In a little town in Hungary, back in the fifteenth century, there lived an obscure carriage builder, destined to make his village known throughout Christendom, though his own name is unrecorded.
Possibly the king, Ladislaus Posthumus, or his successor, Matthias Corvinus, for the date is uncertain, wished something more elaborate or larger than the usual state carriage for his personal use while traveling.
Or may be the carriage builder had dreams and wished to offer something new in carriages. Whatever the cause, he built a heavier and larger vehicle which, over the unpaved roads of those days, provided greater comfort to the passenger than was found in the earlier springless carriages.
It may have been a closed vehicle, though that is not known. That new vehicle, however, was so successful an innovation that, within the next hundred years, it was copied all over Europe.
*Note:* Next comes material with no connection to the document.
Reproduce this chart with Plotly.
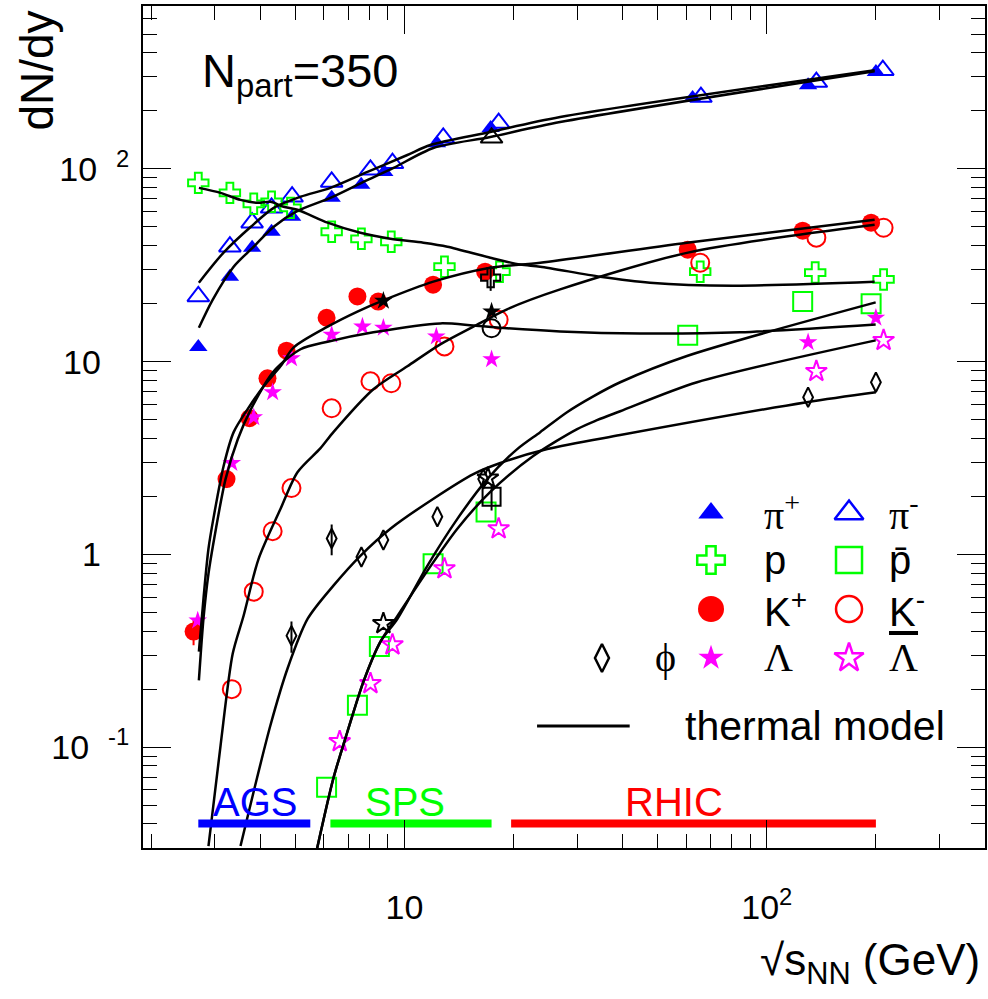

But wherever it was built it still retained the name of the Hungarian town where its first maker had lived.
Like the “Conestoga wagon” of the United States a hundred years ago, so called because built originally in Conestoga, Pennsylvania, it was, in Magyar, a “Kocsi szeker,” or “wagon of Kocs.” Each country, of course, adapted the pronunciation of the Hungarian town to its own spelling.
Thus, because of the sound of the name Kocs, the name became coach in English, when the first of these vehicles was built in England in 1555.